As you can see, in our case there are three elements: index.php?itemid, view, and task that block the crawlers from indexing. These three parameters were automatically given to the duplicate pages, causing the duplicate content problem.
Effects of Solving the Issue of Joomla Automatic Content Duplication
Coming back to my client’s case, the redirections and the disallow command were introduced at the beginning of June 2022. Removing duplicate content and using SEO-friendly URLs to facilitate the identification of the target keywords brought out almost immediate effects.
As you can see in the screenshot below, it took us just a couple of weeks to see a significant increase in organic traffic. It remains high even during the low summer season -for example, when comparing last year’s July to this year’s July, the increase in organic traffic improved by 19%.
What’s more, we see the constant growth of the website visibility (see the second chart), which wouldn’t take place if the problem of duplicate content wasn’t dealt with.
The green line marks the moment we started working on the client’s website.
Even if you’re an amazing driver, you may not be aware of all the quirks and features of your car that may knock you for a loop when least expected.
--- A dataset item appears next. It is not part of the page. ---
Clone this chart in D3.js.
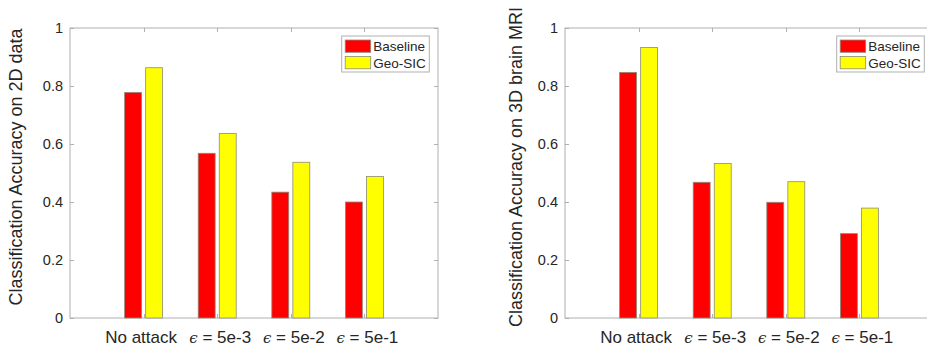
<!DOCTYPE html>
<html><head><meta charset="utf-8">
<script src="https://cdn.jsdelivr.net/npm/d3@7"></script>
<style>body{margin:0;background:#fff}svg{display:block}</style>
</head><body>
<svg id="c" width="927" height="351"></svg>
<script>
const categories = ["No attack", "5e-3", "5e-2", "5e-1"];
const seriesNames = ["Baseline", "Geo-SIC"];
const seriesColors = ["#ff0000", "#ffff00"];
const baseline2D = [0.778, 0.568, 0.434, 0.400];
const geosic2D = [0.863, 0.636, 0.537, 0.488];
const baseline3D = [0.847, 0.468, 0.399, 0.291];
const geosic3D = [0.933, 0.533, 0.470, 0.379];
const yTicks = [0, 0.2, 0.4, 0.6, 0.8, 1];
const yTitles = ["Classification Accuracy on 2D data", "Classification Accuracy on 3D brain MRI"];

const svg = d3.select("#c");
const axisColor = "#b0b0b0";
const textColor = "#262626";

function panel(left, values, title, titleX) {
  const x = d3.scaleLinear().domain([0, 5]).range([left, left + 368]);
  const y = d3.scaleLinear().domain([0, 1]).range([318, 28]);
  const g = svg.append("g");
  const bw = 0.23, off = 0.143;
  // box
  g.append("rect").attr("x", x(0)).attr("y", y(1)).attr("width", x(5) - x(0)).attr("height", y(0) - y(1))
    .attr("fill", "none").attr("stroke", axisColor).attr("stroke-width", 1);
  // ticks
  categories.forEach((c, i) => {
    const cx = Math.round(x(i + 1)) + 0.5;
    g.append("line").attr("x1", cx).attr("x2", cx).attr("y1", y(1)).attr("y2", y(1) + 4).attr("stroke", axisColor);
    g.append("line").attr("x1", cx).attr("x2", cx).attr("y1", y(0)).attr("y2", y(0) - 4).attr("stroke", axisColor);
  });
  yTicks.forEach(t => {
    const ty = Math.round(y(t)) + 0.5;
    g.append("line").attr("x1", x(0)).attr("x2", x(0) + 4).attr("y1", ty).attr("y2", ty).attr("stroke", axisColor);
    g.append("line").attr("x1", x(5)).attr("x2", x(5) - 4).attr("y1", ty).attr("y2", ty).attr("stroke", axisColor);
    g.append("text").attr("x", x(0) - 7).attr("y", y(t)).attr("dy", "0.36em").attr("text-anchor", "end")
      .attr("font-family", "Liberation Sans, Arial, sans-serif").attr("font-size", 14.5).attr("fill", textColor)
      .text(d3.format("~g")(t));
  });
  // bars
  values.forEach((vals, s) => {
    vals.forEach((v, i) => {
      const cx = i + 1 + (s === 0 ? -off : off);
      g.append("rect").attr("x", x(cx - bw / 2)).attr("y", y(v)).attr("width", x(bw) - x(0)).attr("height", y(0) - y(v))
        .attr("fill", seriesColors[s]).attr("stroke", "#8c8c7a").attr("stroke-width", 0.8);
    });
  });
  // x labels
  categories.forEach((c, i) => {
    const t = g.append("text").attr("x", x(i + 1)).attr("y", 343).attr("text-anchor", "middle")
      .attr("font-family", "Liberation Sans, Arial, sans-serif").attr("font-size", 17).attr("fill", textColor);
    if (i === 0) { t.attr("dx", -2.5).text(c); }
    else {
      t.attr("dx", 3);
      t.append("tspan").attr("font-family", "DejaVu Serif, Liberation Serif, serif").attr("font-style", "italic").attr("font-size", 15).text("\u03F5");
      t.append("tspan").text(" = " + c);
    }
  });
  // y title
  g.append("text").attr("transform", `translate(${titleX},167) rotate(-90)`).attr("text-anchor", "middle")
    .attr("dy", "0.35em").attr("font-family", "Liberation Sans, Arial, sans-serif").attr("font-size", 18)
    .attr("fill", textColor).text(title);
  // legend
  const lx = left + 271.7, ly = 36;
  g.append("rect").attr("x", lx).attr("y", ly).attr("width", 87.6).attr("height", 36)
    .attr("fill", "#fff").attr("stroke", axisColor);
  seriesNames.forEach((n, s) => {
    g.append("rect").attr("x", lx + 3.5).attr("y", ly + 4 + s * 16.5).attr("width", 25.5).attr("height", 12.3)
      .attr("fill", seriesColors[s]).attr("stroke", "#8c8c7a").attr("stroke-width", 0.8);
    g.append("text").attr("x", lx + 31.5).attr("y", ly + 10.2 + s * 16.5).attr("dy", "0.36em")
      .attr("font-family", "Liberation Sans, Arial, sans-serif").attr("font-size", 13.5).attr("fill", textColor).text(n);
  });
}

panel(70, [baseline2D, geosic2D], yTitles[0], 16);
panel(565, [baseline3D, geosic3D], yTitles[1], 515.5);
</script>
</body></html>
Analogously, even if you’re an amazing online business owner, the quirks and features of your CMS, which you’re unaware of, may cause a sudden decrease in visibility, unexplained conversion rate fall, or unexpected website rankings drop.
You may do everything by the book: publish unique and value-adding content on your website, make sure all your URLs are SEO-friendly, and include keywords in every single heading that one can find on your website. Yet, there may be some issues with your content management system that scuttles all your hard work.
Therefore, if you want to go a long way with your online business strategy, you need to get your website checked by the SEOs – the same way you get your car checked by an auto mechanic before setting off on a long journey.
You may also try checking it yourself. If you have a suspicion that Joomla content management system is messing up with your website by duplicating the web content, you now know what to do. You know the tools to use and the steps to take in order to get back on track.